“We Just Grow Tobacco and Cane Sugar…”


“We Just Grow Tobacco and Cane Sugar…” (December 20, 1980)
by Charles Phillip Bissell (1926 – )
11 x 17.5 in., ink and wash on board
Coppola Collection

In 1960, Boston Globe cartoonist Phil Bissell, working for $25 a day, was handed an assignment that would change his life—and the lives of fans of the brand-new AFL football team coming to Boston. “Sports editor Jerry Nason came to me and he said, ‘They’ve decided to call the team the Boston Patriots. You better have a cartoon ready for tomorrow’s edition.’” Bissel’s “Pat Patriot” cartoon was the Patriot’s logo from 1961-1992.

Cuba’s 1980 five-year plan acknowledged sugar was still the backbone of the island’s economy and called for increasing sugar production 20 to 25 percent in the next five years.

But President-elect Reagan saw Cuba as a solid outpost of the Soviet Union in ways that were not seen since the Kennedy era. The fall of the Soviet Union was still a decade away, and the fight with Gorbachev was high on the Reagan agenda.

On December 20, 1980, Fidel Castro called President-elect Ronald Reagan a threat to peace at the close of the second Communist Party Congress and told a cheering throng of Cubans to use their spare time to train to defend the island nation.

Castro urged the crowd to devote spare hours and part of their vacation to train in a militia to defend Cuba. He attacked the United States and said Cubans ‘prefer a thousand times to die before surrendering. We will not make a single concession to imperialism.’

Castro said the United States had hinted it would lift its blockade of Cuba if the Caribbean island stopped sending troops to other nations and loosened ties with Russia, which provides massive aid to Cuba.

But Castro asserted once again that more than 100,000 Cuban soldiers have fought in such foreign nations as Angola and Ethiopia and said Cuba would not stop sending troops overseas in demonstration of what he termed “internationalism.”

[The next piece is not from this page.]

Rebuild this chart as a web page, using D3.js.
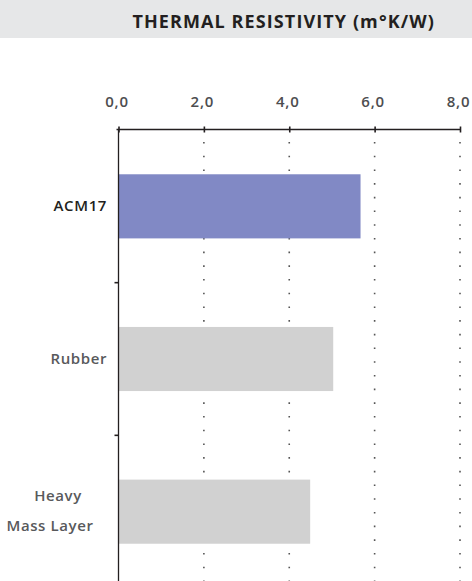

Ironically, Castro said, “As long as the Soviet Union exists, and as long as Cuba exists, these ties will exist. What right could the United States have to tell us who our friends should be.”

In January 1981, Ronald Reagan was inaugurated as the US president tightened the trade embargo against Cuba, instituting the most politically hostile policies since the invasion at Bay of Pigs.